Output the data word for word, dropping every image.

┌─ Given material

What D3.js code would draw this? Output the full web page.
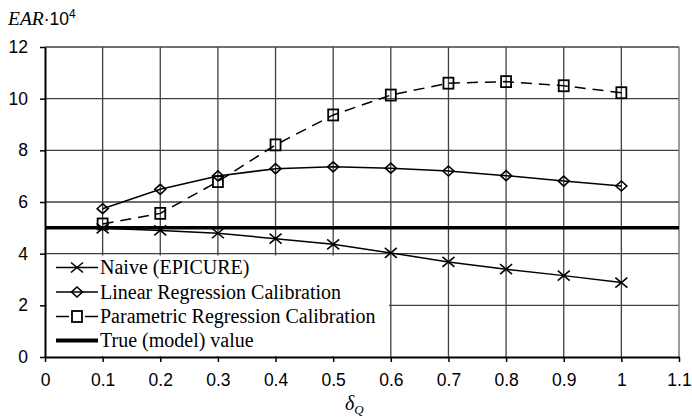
<!DOCTYPE html>
<html><head><meta charset="utf-8">
<script src="https://cdn.jsdelivr.net/npm/d3@7"></script>
<style>
body{margin:0;background:#fff}svg{display:block}
.serif{font-family:"Liberation Serif","Times New Roman","DejaVu Serif",serif}
.sans{font-family:"Liberation Sans",Arial,"DejaVu Sans",sans-serif}
</style>
</head><body><svg id="c" width="692" height="419"></svg>
<script>
const deltaQ = [0.1, 0.2, 0.3, 0.4, 0.5, 0.6, 0.7, 0.8, 0.9, 1.0];
const naive = [4.98, 4.90, 4.79, 4.58, 4.36, 4.03, 3.68, 3.40, 3.15, 2.88];
const linearRC = [5.74, 6.49, 7.01, 7.29, 7.36, 7.31, 7.20, 7.02, 6.81, 6.62];
const parametricRC = [5.15, 5.56, 6.79, 8.21, 9.37, 10.14, 10.60, 10.66, 10.50, 10.23];
const trueValue = 5;
const xTicks = [0, 0.1, 0.2, 0.3, 0.4, 0.5, 0.6, 0.7, 0.8, 0.9, 1, 1.1];
const yTicks = [0, 2, 4, 6, 8, 10, 12];
const seriesNames = ["Naive (EPICURE)", "Linear Regression Calibration", "Parametric Regression Calibration", "True (model) value"];

const svg = d3.select("#c");
const x = d3.scaleLinear().domain([0, 1.1]).range([45, 679]);
const y = d3.scaleLinear().domain([0, 12]).range([357, 47]);
const gridColor = "#404040";

// grid
const grid = svg.append("g");
grid.selectAll("line.h").data(yTicks.filter(d => d > 0)).join("line")
  .attr("x1", x(0)).attr("x2", x(1.1)).attr("y1", d => y(d)).attr("y2", d => y(d))
  .attr("stroke", gridColor).attr("stroke-width", 1.3);
grid.selectAll("line.v").data(xTicks.filter(d => d > 0)).join("line")
  .attr("x1", d => x(d)).attr("x2", d => x(d)).attr("y1", y(12)).attr("y2", y(0))
  .attr("stroke", d => d === 1.1 ? "#666" : gridColor).attr("stroke-width", 1.3);

// legend background (covers grid)
const lg = svg.append("g");
lg.append("rect").attr("x", 46.5).attr("y", 255.5).attr("width", 342.5).attr("height", 100.5).attr("fill", "#fff");

// axes
const fmt = d => String(d);
const xAxis = svg.append("g").attr("transform", `translate(0,${y(0)})`)
  .call(d3.axisBottom(x).tickValues(xTicks).tickFormat(fmt).tickSize(5).tickSizeOuter(0).tickPadding(12));
const yAxis = svg.append("g").attr("transform", `translate(${x(0)},0)`)
  .call(d3.axisLeft(y).tickValues(yTicks).tickFormat(fmt).tickSize(5).tickSizeOuter(0).tickPadding(12));
[xAxis, yAxis].forEach(a => {
  a.attr("font-family", null).attr("font-size", null);
  a.select(".domain").attr("stroke", "#000").attr("stroke-width", 2);
  a.selectAll(".tick line").attr("stroke", "#000").attr("stroke-width", 1.5);
  a.selectAll(".tick text").attr("class", "sans").style("font-size", "17.5px").attr("fill", "#000");
});

// series
const line = d3.line().x(d => x(d[0])).y(d => y(d[1]));
const zip = arr => deltaQ.map((d, i) => [d, arr[i]]);
const sw = 1.5;

svg.append("path").datum(zip(naive)).attr("d", line).attr("fill", "none").attr("stroke", "#000").attr("stroke-width", sw);
svg.append("path").datum(zip(linearRC)).attr("d", line).attr("fill", "none").attr("stroke", "#000").attr("stroke-width", sw);
svg.append("path").datum(zip(parametricRC)).attr("d", line).attr("fill", "none").attr("stroke", "#000").attr("stroke-width", sw).attr("stroke-dasharray", "11,7");
svg.append("line").attr("x1", x(0)).attr("x2", x(1.1)).attr("y1", y(trueValue)).attr("y2", y(trueValue))
  .attr("stroke", "#000").attr("stroke-width", 3.5);

function cross(g, cx, cy) {
  g.append("path").attr("d", `M${cx-6},${cy-5}L${cx+6},${cy+5}M${cx-6},${cy+5}L${cx+6},${cy-5}`)
    .attr("stroke", "#000").attr("stroke-width", 1.6).attr("fill", "none");
}
function diamond(g, cx, cy) {
  g.append("path").attr("d", `M${cx},${cy-5}L${cx+5.5},${cy}L${cx},${cy+5}L${cx-5.5},${cy}Z`)
    .attr("stroke", "#000").attr("stroke-width", 1.6).attr("fill", "none");
}
function square(g, cx, cy) {
  g.append("rect").attr("x", cx - 5).attr("y", cy - 5.5).attr("width", 10).attr("height", 11)
    .attr("stroke", "#000").attr("stroke-width", 1.8).attr("fill", "none");
}
const mk = svg.append("g");
zip(naive).forEach(d => cross(mk, x(d[0]), y(d[1])));
zip(linearRC).forEach(d => diamond(mk, x(d[0]), y(d[1])));
zip(parametricRC).forEach(d => square(mk, x(d[0]), y(d[1])));

// legend
const rows = [267.5, 292, 316.5, 340.5];
const lx1 = 56, lx2 = 98, lmx = 77;
seriesNames.forEach((name, i) => {
  const ry = rows[i];
  const l = lg.append("line").attr("x1", lx1).attr("x2", lx2).attr("y1", ry).attr("y2", ry).attr("stroke", "#000")
    .attr("stroke-width", i === 3 ? 4 : sw);
  if (i === 2) l.attr("stroke-dasharray", "13,16");
  if (i === 0) cross(lg, lmx, ry);
  if (i === 1) diamond(lg, lmx, ry);
  if (i === 2) square(lg, lmx, ry);
  lg.append("text").attr("class", "serif").attr("x", 100).attr("y", ry + 6.5).text(name)
    .style("font-size", "20px").attr("fill", "#000");
});

// y title
const t = svg.append("text").attr("x", 8).attr("y", 25).attr("fill", "#000");
t.append("tspan").attr("class", "serif").text("EAR").style("font-style", "italic").style("font-size", "19.5px");
t.append("tspan").attr("class", "sans").text("·10").style("font-size", "17.5px");
t.append("tspan").attr("class", "sans").text("4").style("font-size", "12px").attr("dy", -7);

// x title
const xt = svg.append("text").attr("class", "serif").attr("x", 345).attr("y", 410).attr("fill", "#000")
  .style("font-style", "italic");
xt.append("tspan").text("δ").style("font-size", "20px");
xt.append("tspan").text("Q").style("font-size", "13px").attr("dy", 4);
</script>
</body></html>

└─

* **Answer for this exercise**:
What D3.js code would draw this? Output the full web page.
<!DOCTYPE html>
<html><head><meta charset="utf-8">
<script src="https://cdn.jsdelivr.net/npm/d3@7"></script>
<style>
body{margin:0;background:#fff}svg{display:block}
.serif{font-family:"Liberation Serif","Times New Roman","DejaVu Serif",serif}
.sans{font-family:"Liberation Sans",Arial,"DejaVu Sans",sans-serif}
</style>
</head><body><svg id="c" width="692" height="419"></svg>
<script>
const deltaQ = [0.1, 0.2, 0.3, 0.4, 0.5, 0.6, 0.7, 0.8, 0.9, 1.0];
const naive = [4.98, 4.90, 4.79, 4.58, 4.36, 4.03, 3.68, 3.40, 3.15, 2.88];
const linearRC = [5.74, 6.49, 7.01, 7.29, 7.36, 7.31, 7.20, 7.02, 6.81, 6.62];
const parametricRC = [5.15, 5.56, 6.79, 8.21, 9.37, 10.14, 10.60, 10.66, 10.50, 10.23];
const trueValue = 5;
const xTicks = [0, 0.1, 0.2, 0.3, 0.4, 0.5, 0.6, 0.7, 0.8, 0.9, 1, 1.1];
const yTicks = [0, 2, 4, 6, 8, 10, 12];
const seriesNames = ["Naive (EPICURE)", "Linear Regression Calibration", "Parametric Regression Calibration", "True (model) value"];

const svg = d3.select("#c");
const x = d3.scaleLinear().domain([0, 1.1]).range([45, 679]);
const y = d3.scaleLinear().domain([0, 12]).range([357, 47]);
const gridColor = "#404040";

// grid
const grid = svg.append("g");
grid.selectAll("line.h").data(yTicks.filter(d => d > 0)).join("line")
  .attr("x1", x(0)).attr("x2", x(1.1)).attr("y1", d => y(d)).attr("y2", d => y(d))
  .attr("stroke", gridColor).attr("stroke-width", 1.3);
grid.selectAll("line.v").data(xTicks.filter(d => d > 0)).join("line")
  .attr("x1", d => x(d)).attr("x2", d => x(d)).attr("y1", y(12)).attr("y2", y(0))
  .attr("stroke", d => d === 1.1 ? "#666" : gridColor).attr("stroke-width", 1.3);

// legend background (covers grid)
const lg = svg.append("g");
lg.append("rect").attr("x", 46.5).attr("y", 255.5).attr("width", 342.5).attr("height", 100.5).attr("fill", "#fff");

// axes
const fmt = d => String(d);
const xAxis = svg.append("g").attr("transform", `translate(0,${y(0)})`)
  .call(d3.axisBottom(x).tickValues(xTicks).tickFormat(fmt).tickSize(5).tickSizeOuter(0).tickPadding(12));
const yAxis = svg.append("g").attr("transform", `translate(${x(0)},0)`)
  .call(d3.axisLeft(y).tickValues(yTicks).tickFormat(fmt).tickSize(5).tickSizeOuter(0).tickPadding(12));
[xAxis, yAxis].forEach(a => {
  a.attr("font-family", null).attr("font-size", null);
  a.select(".domain").attr("stroke", "#000").attr("stroke-width", 2);
  a.selectAll(".tick line").attr("stroke", "#000").attr("stroke-width", 1.5);
  a.selectAll(".tick text").attr("class", "sans").style("font-size", "17.5px").attr("fill", "#000");
});

// series
const line = d3.line().x(d => x(d[0])).y(d => y(d[1]));
const zip = arr => deltaQ.map((d, i) => [d, arr[i]]);
const sw = 1.5;

svg.append("path").datum(zip(naive)).attr("d", line).attr("fill", "none").attr("stroke", "#000").attr("stroke-width", sw);
svg.append("path").datum(zip(linearRC)).attr("d", line).attr("fill", "none").attr("stroke", "#000").attr("stroke-width", sw);
svg.append("path").datum(zip(parametricRC)).attr("d", line).attr("fill", "none").attr("stroke", "#000").attr("stroke-width", sw).attr("stroke-dasharray", "11,7");
svg.append("line").attr("x1", x(0)).attr("x2", x(1.1)).attr("y1", y(trueValue)).attr("y2", y(trueValue))
  .attr("stroke", "#000").attr("stroke-width", 3.5);

function cross(g, cx, cy) {
  g.append("path").attr("d", `M${cx-6},${cy-5}L${cx+6},${cy+5}M${cx-6},${cy+5}L${cx+6},${cy-5}`)
    .attr("stroke", "#000").attr("stroke-width", 1.6).attr("fill", "none");
}
function diamond(g, cx, cy) {
  g.append("path").attr("d", `M${cx},${cy-5}L${cx+5.5},${cy}L${cx},${cy+5}L${cx-5.5},${cy}Z`)
    .attr("stroke", "#000").attr("stroke-width", 1.6).attr("fill", "none");
}
function square(g, cx, cy) {
  g.append("rect").attr("x", cx - 5).attr("y", cy - 5.5).attr("width", 10).attr("height", 11)
    .attr("stroke", "#000").attr("stroke-width", 1.8).attr("fill", "none");
}
const mk = svg.append("g");
zip(naive).forEach(d => cross(mk, x(d[0]), y(d[1])));
zip(linearRC).forEach(d => diamond(mk, x(d[0]), y(d[1])));
zip(parametricRC).forEach(d => square(mk, x(d[0]), y(d[1])));

// legend
const rows = [267.5, 292, 316.5, 340.5];
const lx1 = 56, lx2 = 98, lmx = 77;
seriesNames.forEach((name, i) => {
  const ry = rows[i];
  const l = lg.append("line").attr("x1", lx1).attr("x2", lx2).attr("y1", ry).attr("y2", ry).attr("stroke", "#000")
    .attr("stroke-width", i === 3 ? 4 : sw);
  if (i === 2) l.attr("stroke-dasharray", "13,16");
  if (i === 0) cross(lg, lmx, ry);
  if (i === 1) diamond(lg, lmx, ry);
  if (i === 2) square(lg, lmx, ry);
  lg.append("text").attr("class", "serif").attr("x", 100).attr("y", ry + 6.5).text(name)
    .style("font-size", "20px").attr("fill", "#000");
});

// y title
const t = svg.append("text").attr("x", 8).attr("y", 25).attr("fill", "#000");
t.append("tspan").attr("class", "serif").text("EAR").style("font-style", "italic").style("font-size", "19.5px");
t.append("tspan").attr("class", "sans").text("·10").style("font-size", "17.5px");
t.append("tspan").attr("class", "sans").text("4").style("font-size", "12px").attr("dy", -7);

// x title
const xt = svg.append("text").attr("class", "serif").attr("x", 345).attr("y", 410).attr("fill", "#000")
  .style("font-style", "italic");
xt.append("tspan").text("δ").style("font-size", "20px");
xt.append("tspan").text("Q").style("font-size", "13px").attr("dy", 4);
</script>
</body></html>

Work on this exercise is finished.